Code that draws figures:
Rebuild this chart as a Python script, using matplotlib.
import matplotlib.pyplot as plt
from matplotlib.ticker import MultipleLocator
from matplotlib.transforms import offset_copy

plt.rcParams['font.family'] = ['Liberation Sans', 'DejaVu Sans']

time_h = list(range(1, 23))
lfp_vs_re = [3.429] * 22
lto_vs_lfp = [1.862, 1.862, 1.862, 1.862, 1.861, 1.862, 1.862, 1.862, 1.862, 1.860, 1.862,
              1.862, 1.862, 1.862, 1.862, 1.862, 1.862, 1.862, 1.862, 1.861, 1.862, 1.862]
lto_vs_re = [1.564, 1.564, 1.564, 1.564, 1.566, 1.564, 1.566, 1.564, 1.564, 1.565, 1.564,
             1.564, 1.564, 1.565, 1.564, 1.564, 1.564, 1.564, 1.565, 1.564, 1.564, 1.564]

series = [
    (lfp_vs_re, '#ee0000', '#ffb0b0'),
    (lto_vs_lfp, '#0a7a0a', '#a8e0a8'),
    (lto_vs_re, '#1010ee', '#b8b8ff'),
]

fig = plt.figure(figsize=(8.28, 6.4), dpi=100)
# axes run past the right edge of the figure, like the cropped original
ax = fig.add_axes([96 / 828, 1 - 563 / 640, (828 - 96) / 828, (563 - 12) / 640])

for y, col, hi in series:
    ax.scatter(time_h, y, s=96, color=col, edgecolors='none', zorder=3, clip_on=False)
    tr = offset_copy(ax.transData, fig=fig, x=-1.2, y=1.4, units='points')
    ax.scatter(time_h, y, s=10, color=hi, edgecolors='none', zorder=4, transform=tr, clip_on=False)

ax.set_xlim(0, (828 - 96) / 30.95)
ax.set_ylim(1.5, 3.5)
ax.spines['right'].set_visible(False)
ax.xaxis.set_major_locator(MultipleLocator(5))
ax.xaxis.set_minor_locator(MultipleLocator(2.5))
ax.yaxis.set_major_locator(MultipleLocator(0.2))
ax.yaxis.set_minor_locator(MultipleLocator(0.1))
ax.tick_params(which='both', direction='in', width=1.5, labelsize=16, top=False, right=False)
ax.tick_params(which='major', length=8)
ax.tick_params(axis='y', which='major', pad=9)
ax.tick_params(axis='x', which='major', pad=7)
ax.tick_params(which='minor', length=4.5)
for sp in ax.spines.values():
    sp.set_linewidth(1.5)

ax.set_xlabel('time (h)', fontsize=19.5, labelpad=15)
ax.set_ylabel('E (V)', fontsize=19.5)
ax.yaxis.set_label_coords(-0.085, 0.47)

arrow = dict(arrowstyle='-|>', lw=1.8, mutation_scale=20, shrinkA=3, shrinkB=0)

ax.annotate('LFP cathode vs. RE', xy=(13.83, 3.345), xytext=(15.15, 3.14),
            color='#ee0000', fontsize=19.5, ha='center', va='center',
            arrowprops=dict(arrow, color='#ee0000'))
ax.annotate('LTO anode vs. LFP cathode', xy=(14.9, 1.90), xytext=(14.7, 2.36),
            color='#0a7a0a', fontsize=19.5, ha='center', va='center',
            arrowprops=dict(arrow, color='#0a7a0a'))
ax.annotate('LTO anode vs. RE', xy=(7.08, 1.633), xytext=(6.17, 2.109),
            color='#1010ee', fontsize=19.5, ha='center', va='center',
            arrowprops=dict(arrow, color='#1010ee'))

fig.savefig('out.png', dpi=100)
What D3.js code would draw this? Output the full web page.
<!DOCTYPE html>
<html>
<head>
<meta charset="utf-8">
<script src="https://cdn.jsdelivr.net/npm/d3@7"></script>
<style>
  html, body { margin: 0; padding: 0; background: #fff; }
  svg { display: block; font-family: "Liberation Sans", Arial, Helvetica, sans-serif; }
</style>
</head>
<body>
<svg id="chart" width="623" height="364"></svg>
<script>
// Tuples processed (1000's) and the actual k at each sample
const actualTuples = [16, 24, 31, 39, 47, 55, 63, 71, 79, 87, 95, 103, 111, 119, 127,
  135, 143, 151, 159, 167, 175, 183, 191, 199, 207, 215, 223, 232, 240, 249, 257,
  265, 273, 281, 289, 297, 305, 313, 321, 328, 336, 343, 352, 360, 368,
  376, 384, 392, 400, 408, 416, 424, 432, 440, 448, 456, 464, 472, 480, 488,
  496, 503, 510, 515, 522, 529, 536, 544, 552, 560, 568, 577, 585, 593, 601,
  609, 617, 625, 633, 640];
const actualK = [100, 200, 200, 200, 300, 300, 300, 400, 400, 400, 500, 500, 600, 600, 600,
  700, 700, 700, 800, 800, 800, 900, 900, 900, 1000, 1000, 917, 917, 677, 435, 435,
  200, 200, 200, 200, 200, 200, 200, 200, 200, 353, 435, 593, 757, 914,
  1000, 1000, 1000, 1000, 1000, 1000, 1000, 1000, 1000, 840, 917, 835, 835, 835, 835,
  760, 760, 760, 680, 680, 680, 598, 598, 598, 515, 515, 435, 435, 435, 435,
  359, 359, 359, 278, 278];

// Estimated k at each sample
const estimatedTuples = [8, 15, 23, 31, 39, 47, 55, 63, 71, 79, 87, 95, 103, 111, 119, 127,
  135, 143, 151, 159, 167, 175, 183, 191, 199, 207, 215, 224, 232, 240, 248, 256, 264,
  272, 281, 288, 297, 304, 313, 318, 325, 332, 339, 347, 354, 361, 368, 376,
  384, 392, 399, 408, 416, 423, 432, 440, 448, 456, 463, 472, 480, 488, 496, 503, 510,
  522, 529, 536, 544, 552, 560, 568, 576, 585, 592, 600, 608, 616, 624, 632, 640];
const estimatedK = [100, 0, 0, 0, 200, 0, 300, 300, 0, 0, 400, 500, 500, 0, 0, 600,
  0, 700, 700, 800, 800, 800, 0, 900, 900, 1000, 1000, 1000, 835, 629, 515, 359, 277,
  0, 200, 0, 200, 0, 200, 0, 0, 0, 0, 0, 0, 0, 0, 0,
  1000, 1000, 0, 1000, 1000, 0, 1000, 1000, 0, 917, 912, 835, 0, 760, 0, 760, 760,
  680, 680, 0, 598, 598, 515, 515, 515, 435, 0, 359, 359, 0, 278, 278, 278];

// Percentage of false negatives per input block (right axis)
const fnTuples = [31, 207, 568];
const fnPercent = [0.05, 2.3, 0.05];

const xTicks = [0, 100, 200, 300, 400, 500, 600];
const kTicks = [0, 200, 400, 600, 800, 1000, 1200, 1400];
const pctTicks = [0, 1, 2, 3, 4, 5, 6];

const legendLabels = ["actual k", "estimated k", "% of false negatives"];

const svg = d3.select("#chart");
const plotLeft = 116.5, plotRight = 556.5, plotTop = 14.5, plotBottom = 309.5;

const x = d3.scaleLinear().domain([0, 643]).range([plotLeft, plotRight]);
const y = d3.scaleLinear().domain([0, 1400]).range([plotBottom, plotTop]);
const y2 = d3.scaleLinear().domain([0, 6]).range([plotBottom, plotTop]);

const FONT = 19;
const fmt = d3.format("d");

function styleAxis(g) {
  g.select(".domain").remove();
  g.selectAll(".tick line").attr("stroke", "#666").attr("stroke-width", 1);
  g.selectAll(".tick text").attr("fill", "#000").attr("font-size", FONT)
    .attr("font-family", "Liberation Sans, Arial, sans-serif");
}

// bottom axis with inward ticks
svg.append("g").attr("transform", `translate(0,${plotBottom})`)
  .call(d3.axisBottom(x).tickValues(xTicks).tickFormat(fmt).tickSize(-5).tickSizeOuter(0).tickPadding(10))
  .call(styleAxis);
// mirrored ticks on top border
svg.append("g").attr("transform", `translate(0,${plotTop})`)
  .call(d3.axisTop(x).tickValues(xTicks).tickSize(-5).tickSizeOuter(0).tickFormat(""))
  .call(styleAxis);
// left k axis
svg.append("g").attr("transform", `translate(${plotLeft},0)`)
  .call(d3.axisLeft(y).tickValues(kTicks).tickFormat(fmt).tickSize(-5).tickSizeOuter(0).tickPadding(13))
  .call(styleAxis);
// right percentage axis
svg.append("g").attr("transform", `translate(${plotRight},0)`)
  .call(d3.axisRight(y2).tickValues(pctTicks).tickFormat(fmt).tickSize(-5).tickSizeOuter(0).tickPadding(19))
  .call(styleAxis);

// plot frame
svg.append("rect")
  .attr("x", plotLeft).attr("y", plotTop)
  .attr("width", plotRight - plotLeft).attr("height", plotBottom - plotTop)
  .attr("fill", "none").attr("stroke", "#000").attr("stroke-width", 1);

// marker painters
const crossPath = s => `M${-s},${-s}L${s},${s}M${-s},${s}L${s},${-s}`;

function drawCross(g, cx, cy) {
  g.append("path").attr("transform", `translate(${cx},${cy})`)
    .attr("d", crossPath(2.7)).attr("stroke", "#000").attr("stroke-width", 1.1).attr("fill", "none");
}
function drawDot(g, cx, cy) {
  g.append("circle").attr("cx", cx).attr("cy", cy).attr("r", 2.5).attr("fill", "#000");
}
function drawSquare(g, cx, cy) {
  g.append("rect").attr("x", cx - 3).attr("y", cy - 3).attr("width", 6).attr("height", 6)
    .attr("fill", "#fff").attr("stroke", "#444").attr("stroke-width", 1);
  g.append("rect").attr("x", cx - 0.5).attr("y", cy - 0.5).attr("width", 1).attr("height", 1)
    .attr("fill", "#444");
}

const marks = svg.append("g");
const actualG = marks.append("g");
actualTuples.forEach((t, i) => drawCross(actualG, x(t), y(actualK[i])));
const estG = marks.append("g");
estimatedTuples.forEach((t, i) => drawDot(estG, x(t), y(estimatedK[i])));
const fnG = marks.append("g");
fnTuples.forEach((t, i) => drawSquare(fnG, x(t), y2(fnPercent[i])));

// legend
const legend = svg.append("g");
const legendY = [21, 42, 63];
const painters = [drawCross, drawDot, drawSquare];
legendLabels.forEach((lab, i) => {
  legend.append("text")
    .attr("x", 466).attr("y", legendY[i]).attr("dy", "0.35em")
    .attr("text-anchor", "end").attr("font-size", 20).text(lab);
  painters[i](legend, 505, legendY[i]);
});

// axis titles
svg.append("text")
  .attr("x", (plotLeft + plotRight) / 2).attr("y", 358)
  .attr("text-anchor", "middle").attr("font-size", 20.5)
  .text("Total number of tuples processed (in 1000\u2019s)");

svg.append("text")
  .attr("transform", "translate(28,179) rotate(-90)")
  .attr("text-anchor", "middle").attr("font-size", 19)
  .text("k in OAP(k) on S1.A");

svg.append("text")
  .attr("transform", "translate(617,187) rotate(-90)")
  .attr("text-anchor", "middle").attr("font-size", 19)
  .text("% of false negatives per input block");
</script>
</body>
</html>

What to do:
Find the lines with the string "matplotlib" and reproduce them.

Task answer:
Rebuild this chart as a Python script, using matplotlib.
import matplotlib.pyplot as plt
from matplotlib.ticker import MultipleLocator
from matplotlib.transforms import offset_copy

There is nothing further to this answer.